=== INPUT FOR THIS TASK ===

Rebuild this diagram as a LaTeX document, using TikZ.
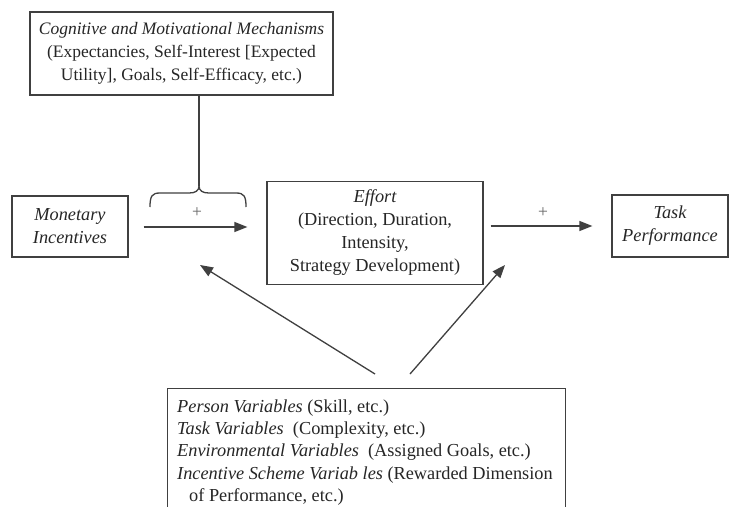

===
=== INPUT FOR THIS TASK ===

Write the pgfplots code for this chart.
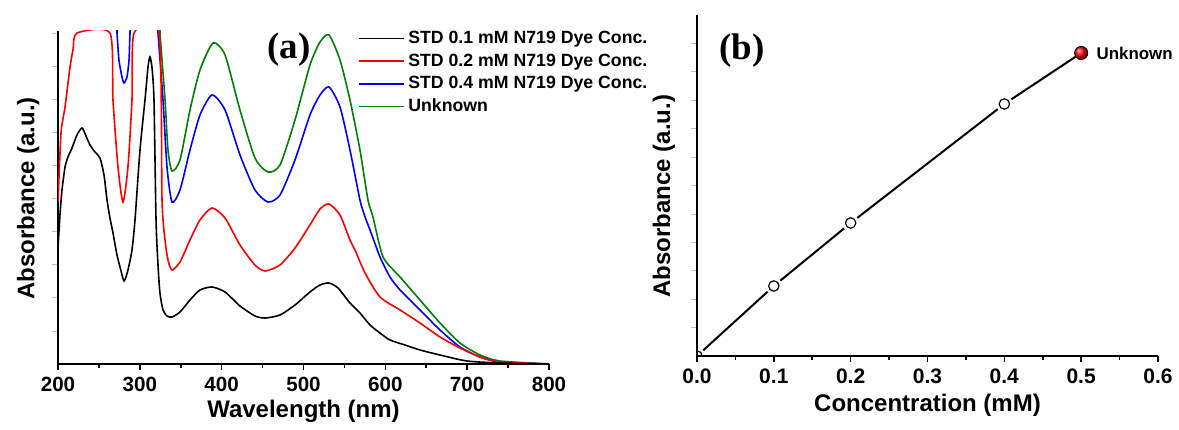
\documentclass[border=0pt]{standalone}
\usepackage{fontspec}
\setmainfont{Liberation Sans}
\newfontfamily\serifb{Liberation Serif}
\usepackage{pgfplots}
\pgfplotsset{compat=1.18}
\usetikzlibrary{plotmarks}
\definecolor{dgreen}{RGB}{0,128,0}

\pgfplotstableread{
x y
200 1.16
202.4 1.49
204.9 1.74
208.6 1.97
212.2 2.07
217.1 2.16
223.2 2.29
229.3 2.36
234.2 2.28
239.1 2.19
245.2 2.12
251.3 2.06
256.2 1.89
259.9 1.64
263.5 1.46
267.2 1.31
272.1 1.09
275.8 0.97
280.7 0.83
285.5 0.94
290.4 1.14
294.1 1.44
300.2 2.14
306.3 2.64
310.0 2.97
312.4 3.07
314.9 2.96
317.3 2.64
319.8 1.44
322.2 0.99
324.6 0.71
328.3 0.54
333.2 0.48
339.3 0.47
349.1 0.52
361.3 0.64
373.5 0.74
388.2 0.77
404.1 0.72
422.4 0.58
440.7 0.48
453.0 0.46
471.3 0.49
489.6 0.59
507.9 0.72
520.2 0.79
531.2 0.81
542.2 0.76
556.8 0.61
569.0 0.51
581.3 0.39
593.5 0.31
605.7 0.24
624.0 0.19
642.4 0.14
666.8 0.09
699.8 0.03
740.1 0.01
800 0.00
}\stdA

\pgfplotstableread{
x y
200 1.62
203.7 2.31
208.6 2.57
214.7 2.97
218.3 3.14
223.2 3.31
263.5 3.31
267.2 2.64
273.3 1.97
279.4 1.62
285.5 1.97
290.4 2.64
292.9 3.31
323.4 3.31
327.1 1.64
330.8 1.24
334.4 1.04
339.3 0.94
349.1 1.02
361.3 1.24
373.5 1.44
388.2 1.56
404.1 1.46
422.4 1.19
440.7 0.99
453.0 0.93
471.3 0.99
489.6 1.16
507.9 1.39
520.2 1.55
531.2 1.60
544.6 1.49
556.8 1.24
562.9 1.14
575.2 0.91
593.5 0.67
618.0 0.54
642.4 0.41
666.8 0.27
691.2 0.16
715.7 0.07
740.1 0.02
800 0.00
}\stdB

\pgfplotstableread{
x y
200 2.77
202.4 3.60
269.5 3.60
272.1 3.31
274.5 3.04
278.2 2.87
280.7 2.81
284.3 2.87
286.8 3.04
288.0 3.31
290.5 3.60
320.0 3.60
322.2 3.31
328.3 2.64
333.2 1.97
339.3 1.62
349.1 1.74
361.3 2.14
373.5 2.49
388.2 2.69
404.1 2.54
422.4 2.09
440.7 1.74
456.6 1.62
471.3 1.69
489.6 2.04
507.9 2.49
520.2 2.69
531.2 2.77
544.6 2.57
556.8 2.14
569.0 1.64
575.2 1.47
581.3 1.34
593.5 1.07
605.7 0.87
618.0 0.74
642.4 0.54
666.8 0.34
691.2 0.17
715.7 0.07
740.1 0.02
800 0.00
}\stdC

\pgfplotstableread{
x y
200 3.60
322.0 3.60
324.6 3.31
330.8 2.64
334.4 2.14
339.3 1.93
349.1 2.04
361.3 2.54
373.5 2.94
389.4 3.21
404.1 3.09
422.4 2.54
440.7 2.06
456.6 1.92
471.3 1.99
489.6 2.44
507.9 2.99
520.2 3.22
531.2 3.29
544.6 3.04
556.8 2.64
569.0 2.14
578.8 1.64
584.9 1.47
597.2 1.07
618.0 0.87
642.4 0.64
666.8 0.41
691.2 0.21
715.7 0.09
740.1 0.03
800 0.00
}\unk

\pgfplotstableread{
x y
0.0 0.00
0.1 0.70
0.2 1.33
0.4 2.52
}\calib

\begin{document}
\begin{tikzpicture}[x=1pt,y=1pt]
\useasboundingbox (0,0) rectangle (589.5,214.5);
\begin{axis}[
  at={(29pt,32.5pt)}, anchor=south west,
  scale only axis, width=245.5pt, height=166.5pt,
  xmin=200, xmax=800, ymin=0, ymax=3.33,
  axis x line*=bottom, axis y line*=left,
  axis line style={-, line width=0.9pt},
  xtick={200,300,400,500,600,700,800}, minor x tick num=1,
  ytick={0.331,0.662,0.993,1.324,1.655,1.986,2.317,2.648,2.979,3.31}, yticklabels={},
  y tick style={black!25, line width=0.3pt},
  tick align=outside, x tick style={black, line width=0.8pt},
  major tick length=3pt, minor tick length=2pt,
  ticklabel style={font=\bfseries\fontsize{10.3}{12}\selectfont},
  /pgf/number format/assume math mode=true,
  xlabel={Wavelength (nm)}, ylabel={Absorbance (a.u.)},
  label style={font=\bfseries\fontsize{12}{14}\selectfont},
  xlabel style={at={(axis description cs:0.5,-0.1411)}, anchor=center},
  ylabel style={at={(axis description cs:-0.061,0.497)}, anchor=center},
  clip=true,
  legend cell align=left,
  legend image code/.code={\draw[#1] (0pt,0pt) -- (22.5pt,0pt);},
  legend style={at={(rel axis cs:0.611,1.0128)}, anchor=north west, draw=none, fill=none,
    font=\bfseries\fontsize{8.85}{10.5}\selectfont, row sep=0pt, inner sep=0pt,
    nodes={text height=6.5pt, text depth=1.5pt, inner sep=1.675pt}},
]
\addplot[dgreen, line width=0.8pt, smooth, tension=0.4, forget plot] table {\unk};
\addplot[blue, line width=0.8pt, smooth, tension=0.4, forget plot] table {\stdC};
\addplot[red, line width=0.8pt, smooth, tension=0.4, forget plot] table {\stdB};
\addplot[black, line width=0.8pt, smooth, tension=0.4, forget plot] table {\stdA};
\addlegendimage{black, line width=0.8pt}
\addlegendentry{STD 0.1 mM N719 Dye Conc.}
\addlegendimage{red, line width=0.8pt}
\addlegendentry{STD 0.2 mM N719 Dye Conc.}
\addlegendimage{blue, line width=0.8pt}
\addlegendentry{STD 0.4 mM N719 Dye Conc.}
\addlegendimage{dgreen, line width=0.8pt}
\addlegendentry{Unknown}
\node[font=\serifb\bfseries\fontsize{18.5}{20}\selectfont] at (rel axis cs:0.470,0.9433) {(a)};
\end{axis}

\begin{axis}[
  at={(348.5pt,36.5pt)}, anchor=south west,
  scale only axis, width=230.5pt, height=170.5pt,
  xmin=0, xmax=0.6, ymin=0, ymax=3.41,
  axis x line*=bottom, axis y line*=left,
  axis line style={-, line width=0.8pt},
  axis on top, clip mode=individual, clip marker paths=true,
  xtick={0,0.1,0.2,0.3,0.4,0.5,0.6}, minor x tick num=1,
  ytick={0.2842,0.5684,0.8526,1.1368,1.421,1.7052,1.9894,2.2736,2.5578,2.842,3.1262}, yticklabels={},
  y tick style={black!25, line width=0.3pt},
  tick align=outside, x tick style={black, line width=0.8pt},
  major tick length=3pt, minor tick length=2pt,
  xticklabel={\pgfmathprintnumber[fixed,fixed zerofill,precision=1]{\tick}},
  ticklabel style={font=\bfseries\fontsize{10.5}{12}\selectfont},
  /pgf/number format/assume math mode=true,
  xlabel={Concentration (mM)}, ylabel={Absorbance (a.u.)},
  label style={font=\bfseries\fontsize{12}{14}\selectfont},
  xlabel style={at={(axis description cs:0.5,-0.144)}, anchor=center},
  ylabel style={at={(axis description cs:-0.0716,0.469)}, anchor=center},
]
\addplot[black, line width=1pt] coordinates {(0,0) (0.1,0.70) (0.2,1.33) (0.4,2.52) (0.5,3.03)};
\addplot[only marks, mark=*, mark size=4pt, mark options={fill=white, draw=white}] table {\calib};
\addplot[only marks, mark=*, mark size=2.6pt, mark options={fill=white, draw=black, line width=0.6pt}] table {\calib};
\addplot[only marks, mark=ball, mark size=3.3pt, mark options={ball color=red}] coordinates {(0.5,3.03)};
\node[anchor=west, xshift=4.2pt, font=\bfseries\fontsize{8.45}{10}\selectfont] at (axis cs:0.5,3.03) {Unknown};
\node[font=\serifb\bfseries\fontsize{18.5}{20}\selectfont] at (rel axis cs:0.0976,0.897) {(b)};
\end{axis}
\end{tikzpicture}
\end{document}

===
=== INPUT FOR THIS TASK ===

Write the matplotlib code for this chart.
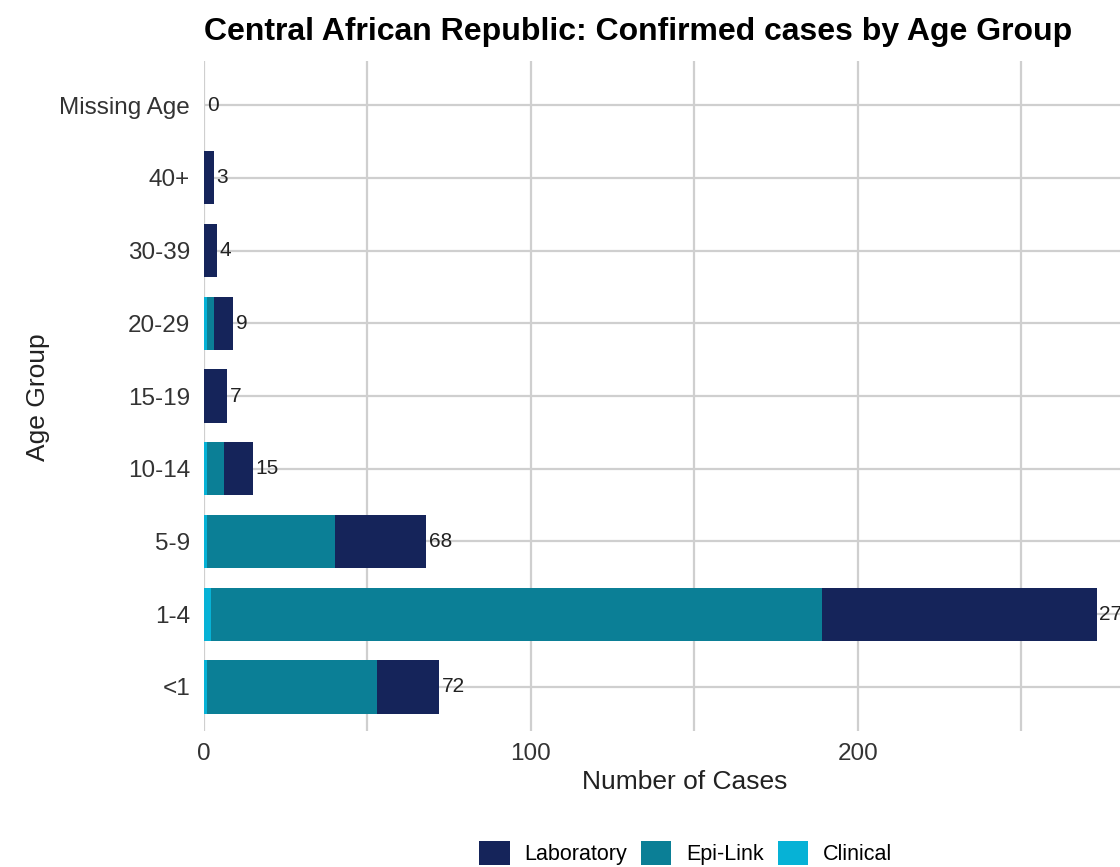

===

[AIM] Pick out, from the lines above, every one that contains the string "Write".

[ANSWER TO THIS EXERCISE]
Write the pgfplots code for this chart.
Write the matplotlib code for this chart.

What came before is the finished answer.